Моими первыми словами, естественно, были поздравления с замечательной храбростью, которую он проявил и чему представил такие убедительные доказательства, а также с удачным исходом его приключения.
Он почти не отвечал, произнося прерывисто только односложные слова, как если бы вспоминал о давно забытом деле, которое вызывало неприятные воспоминания. Меня не очень удивил такой странный прием, так как я хорошо знал причудливую натуру моего друга.
Я поинтересовался его здоровьем.
– Мне не становится лучше, – сказал он, слегка повернув голову, – по-прежнему лихорадка и бессонница.
Я взял свечу и поставил ее на каминную полку, чтобы лучше понаблюдать за поведением философа и понять состояние его здоровья.
Хочу отметить с удивлением и удовлетворением, что тридцать дней непрерывной усталости, сражений и эмоционального стресса, не только не усугубили его состояния, но, казалось, привели к изменениям в лучшую сторону. Его глаза стали более внимательными, а черты лица менее бледными и напряженными, чем в тот вечер, когда я впервые увидел его. Я не мог удержаться от этого замечания. Он покачал головой.
– Нет-нет, уверяю вас, – решительно ответил Максимилиан, – я чувствую себя не лучше, чем было месяц назад. Вы говорите это только для того, чтобы меня успокоить. Бесполезно, доктор. Я не питаю иллюзий и лучше всех знаю, насколько сильны мои страдания.
Я подумал про себя: «Вы можете сколько угодно протестовать, мой нелюдимый человеконенавистник. Я знаю, что вы возвращаетесь к жизни».
– Простите меня за беспокойство, доктор, – продолжил он, – я чувствовал себя слишком слабым, чтобы прийти к вам самому. И я предпочитаю, чтобы никто не знал, что я в Париже. Вот что я хотел у вас спросить, не могли бы вы как можно быстрее вернуть бумаги, которые я оставил вам перед отъездом?
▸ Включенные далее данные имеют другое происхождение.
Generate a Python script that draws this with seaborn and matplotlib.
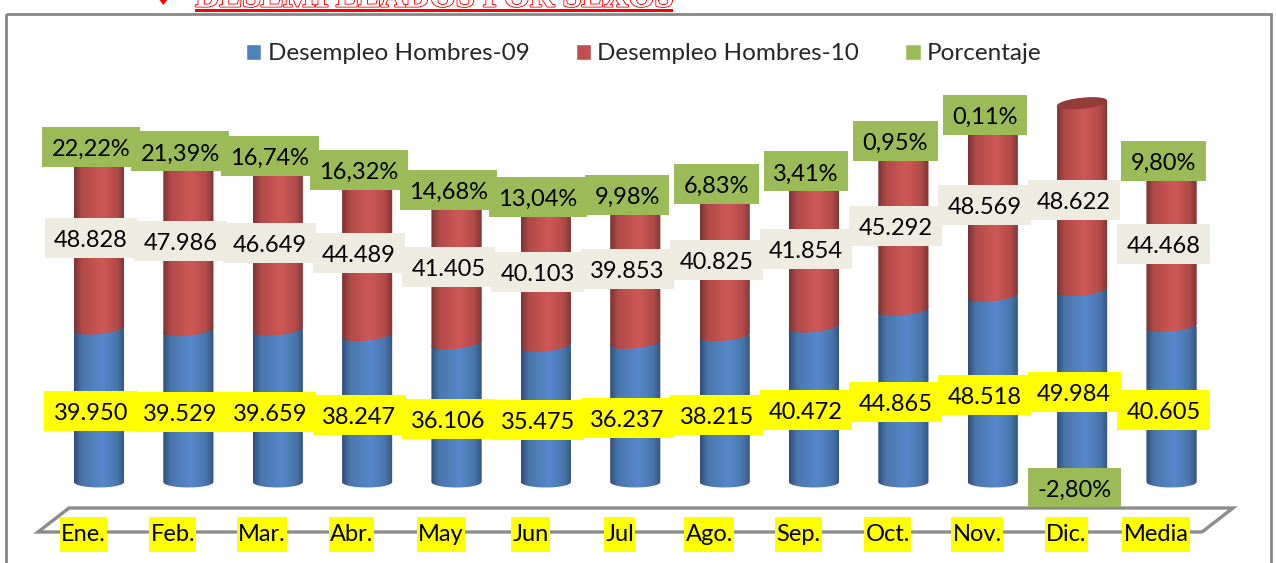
import numpy as np
import pandas as pd
import matplotlib
matplotlib.use("Agg")
import matplotlib.pyplot as plt
import matplotlib.patheffects as pe
import seaborn as sns
from matplotlib.colors import LinearSegmentedColormap
from matplotlib.patches import Patch, PathPatch, Polygon, Rectangle
from matplotlib.path import Path
from matplotlib.transforms import Affine2D, ScaledTranslation

meses = ["Ene.", "Feb.", "Mar.", "Abr.", "May", "Jun", "Jul", "Ago.", "Sep.", "Oct.", "Nov.", "Dic.", "Media"]
hombres_09 = [39950, 39529, 39659, 38247, 36106, 35475, 36237, 38215, 40472, 44865, 48518, 49984, 40605]
hombres_10 = [48828, 47986, 46649, 44489, 41405, 40103, 39853, 40825, 41854, 45292, 48569, 48622, 44468]
porcentaje = [22.22, 21.39, 16.74, 16.32, 14.68, 13.04, 9.98, 6.83, 3.41, 0.95, 0.11, -2.80, 9.80]
series = ["Desempleo Hombres-09", "Desempleo Hombres-10", "Porcentaje"]
titulo = "DESEMPLEADOS POR SEXOS"

AZUL, ROJO, VERDE = "#4f81bd", "#c0504d", "#9bbb59"
W, H = 1276, 563
PX_POR_UNIDAD = 0.00384
BASE_Y = 482  # pixel de y=0

sns.set_theme(style="white")
plt.rcParams["font.family"] = ["Lato", "DejaVu Sans"]

df = pd.DataFrame({"mes": meses, "h09": hombres_09, "h10": hombres_10, "pct": porcentaje})

fig = plt.figure(figsize=(W / 100, H / 100), dpi=100, facecolor="white")
# transformacion en pixeles de la imagen, con y hacia abajo
px = Affine2D().scale(1 / W, -1 / H).translate(0, 1) + fig.transFigure

# el eje va de y=500 a y=80 en pixeles, con el cero en BASE_Y
ax_top, ax_bot = 80, 500
ax = fig.add_axes([54.3 / W, 1 - ax_bot / H, 13 * 89.375 / W, (ax_bot - ax_top) / H])
ax.patch.set_alpha(0)

sns.barplot(data=df, x="mes", y="h09", color=AZUL, width=0.56, saturation=1, ax=ax)
n_azul = len(ax.patches)
sns.barplot(data=df, x="mes", y="h10", bottom=df["h09"].values, color=ROJO, width=0.56, saturation=1, ax=ax)
ax.set_xlim(-0.5, 12.5)
ax.set_ylim(-(ax_bot - BASE_Y) / PX_POR_UNIDAD, (BASE_Y - ax_top) / PX_POR_UNIDAD)
xlim, ylim = ax.get_xlim(), ax.get_ylim()

cmap_azul = LinearSegmentedColormap.from_list(
    "az", [(0, "#2f4f78"), (0.15, "#4a76ac"), (0.55, "#5788cc"), (0.85, "#4a76ac"), (1, "#34557f")])
cmap_rojo = LinearSegmentedColormap.from_list(
    "ro", [(0, "#7a3533"), (0.15, "#b04a48"), (0.55, "#cf5857"), (0.85, "#b24b49"), (1, "#7c3635")])


def elipse(cx, hw, y, t):
    # puntos de la elipse del cilindro, un poco inclinada salvo en la base
    inclina = 2.5 if y != 0 else 0
    yy = y + (5.5 * np.sin(t) + inclina * np.cos(t)) / PX_POR_UNIDAD
    return np.column_stack([cx + hw * np.cos(t), yy])


def cilindro(bar, cmap, zorder):
    hw = bar.get_width() / 2
    cx = bar.get_x() + hw
    y0, y1 = bar.get_y(), bar.get_y() + bar.get_height()
    arriba = elipse(cx, hw, y1, np.linspace(0, np.pi, 40))
    abajo = elipse(cx, hw, y0, np.linspace(np.pi, 2 * np.pi, 40))
    forma = PathPatch(Path(np.vstack([arriba, abajo, arriba[:1]])), transform=ax.transData)
    bar.set_clip_path(forma)
    im = ax.imshow(np.linspace(0, 1, 64).reshape(1, -1), cmap=cmap, aspect="auto", zorder=zorder,
                   extent=(cx - hw, cx + hw, y0 - 10 / PX_POR_UNIDAD, y1 + 10 / PX_POR_UNIDAD))
    im.set_clip_path(forma)
    return cx, hw, y1


for bar in ax.patches[:n_azul]:
    cilindro(bar, cmap_azul, 2)
for bar in ax.patches[n_azul:n_azul + len(meses)]:
    cx, hw, y1 = cilindro(bar, cmap_rojo, 3)
    tapa = elipse(cx, hw, y1, np.linspace(0, 2 * np.pi, 60))
    ax.add_patch(Polygon(tapa, closed=True, fc="#943c3a", ec="none", zorder=3.5))
ax.set_xlim(xlim)
ax.set_ylim(ylim)


def etiqueta(i, y, txt, color, dy):
    # caja y texto por separado: el texto va un poco mas bajo que el centro de la caja
    ax.annotate(txt, (i, y), xytext=(-8 * 0.72, -dy * 0.72), textcoords="offset points",
                ha="center", va="center", fontsize=17, color="none", zorder=6,
                bbox=dict(fc=color, ec="none", pad=6.8), annotation_clip=False)
    ax.annotate(txt, (i, y), xytext=(-8 * 0.72, -(dy + 2.5) * 0.72), textcoords="offset points",
                ha="center", va="center", fontsize=17, color="black", zorder=7, annotation_clip=False)


for i, fila in df.iterrows():
    total = fila["h09"] + fila["h10"]
    etiqueta(i, fila["h09"] / 2, f"{fila['h09']:,}".replace(",", "."), "#ffff00", 6)
    etiqueta(i, fila["h09"] + fila["h10"] / 2, f"{fila['h10']:,}".replace(",", "."), "#eeece1", 3)
    # el porcentaje negativo se queda en la base
    y_pct = total if fila["pct"] >= 0 else 0
    etiqueta(i, y_pct, f"{fila['pct']:.2f}".replace(".", ",") + "%", VERDE, 5.5)

ax.set_xlabel("")
ax.set_ylabel("")
ax.set_yticks([])
ax.tick_params(axis="x", length=0, pad=17, labelsize=17, labelcolor="black")
desplaza = ScaledTranslation(-15.5 / 100, 0, fig.dpi_scale_trans)
for lab in ax.get_xticklabels():
    lab.set_transform(lab.get_transform() + desplaza)
    lab.set_bbox(dict(boxstyle="square,pad=0.05", fc="#ffff00", ec="none", mutation_aspect=6))
ax.xaxis.set_zorder(10)
sns.despine(ax=ax, left=True, bottom=True)

# suelo del grafico en perspectiva
suelo = Polygon([(38, 532), (69, 508), (1233, 508), (1202, 532)], closed=True, fill=False,
                ec="#8c8c8c", lw=2.4, transform=px, zorder=1, clip_on=False)
ax.add_patch(suelo)

# marco y titulo
fig.add_artist(Rectangle((6, 14), 1265, 600, fill=False, ec="#868686", lw=2, transform=px, clip_on=False))
fig.add_artist(Rectangle((195, 8.5), 478, 3, fc="#ff0000", ec="none", transform=px))
t = fig.text(434, 6.5, titulo, transform=px, ha="center", va="baseline", fontsize=24.3, fontweight="bold",
             family="Liberation Serif", color="white")
t.set_path_effects([pe.withStroke(linewidth=1.5, foreground="#ff0000"), pe.Normal()])
fig.text(163, 5, "\u2666", transform=px, ha="center", va="baseline", fontsize=15,
         family="DejaVu Sans", color="#ff0000")

handles = [Patch(fc=AZUL), Patch(fc=ROJO), Patch(fc=VERDE)]
fig.legend(handles, series, loc="center", bbox_to_anchor=(644 / W, 1 - 54 / H), ncol=3, frameon=False,
           fontsize=17.5, borderpad=0, handlelength=0.62, handleheight=0.62, handletextpad=0.27, columnspacing=1.9)

fig.savefig("out.png", dpi=100)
Я хотел бы их упорядочить.
– Они будут здесь завтра, – ответил я.
– Спасибо.
Затем он вынул из кармана пиджака красный бумажник, на мгновение поколебался, потом снова заговорил, протягивая пачку пожелтевших ассигнаций.
– Этот бедный человек, который сидит в тюрьме… ну, вы знаете… Герэн, несомненно, на грани смерти от несчастья, которое ему выпало. Передайте ему, умоляю, эту небольшую сумму.
–Ах! Максимилиан, – сказал я, с силой пожимая ему руку, – какой вы молодец!
Эти слова, казалось, произвели на него глубокое впечатление. Он нахмурился и заерзал на стуле.
– Нет, я не такой уж и хороший, – угрюмо прошептал Хеллер, – я просто… Человеческое общество, среди которого я вынужден жить, нанесло этому несчастному человеку колоссальный ущерб. Я считаю себя ответственным перед ним. Степень… мера этой коллективной вины… я должен постараться исправить это в соответствии с моими средствами. Мой поступок, по правде говоря, очень прост, и я удивлен, что он вызывает у вас такой всплеск восхищения! Кроме того, у меня больше денег, гораздо больше, чем мне нужно для жизни. Мне кажется, в этом нет моей заслуги, ведь я просто хочу избавиться от того, что для меня лишнее.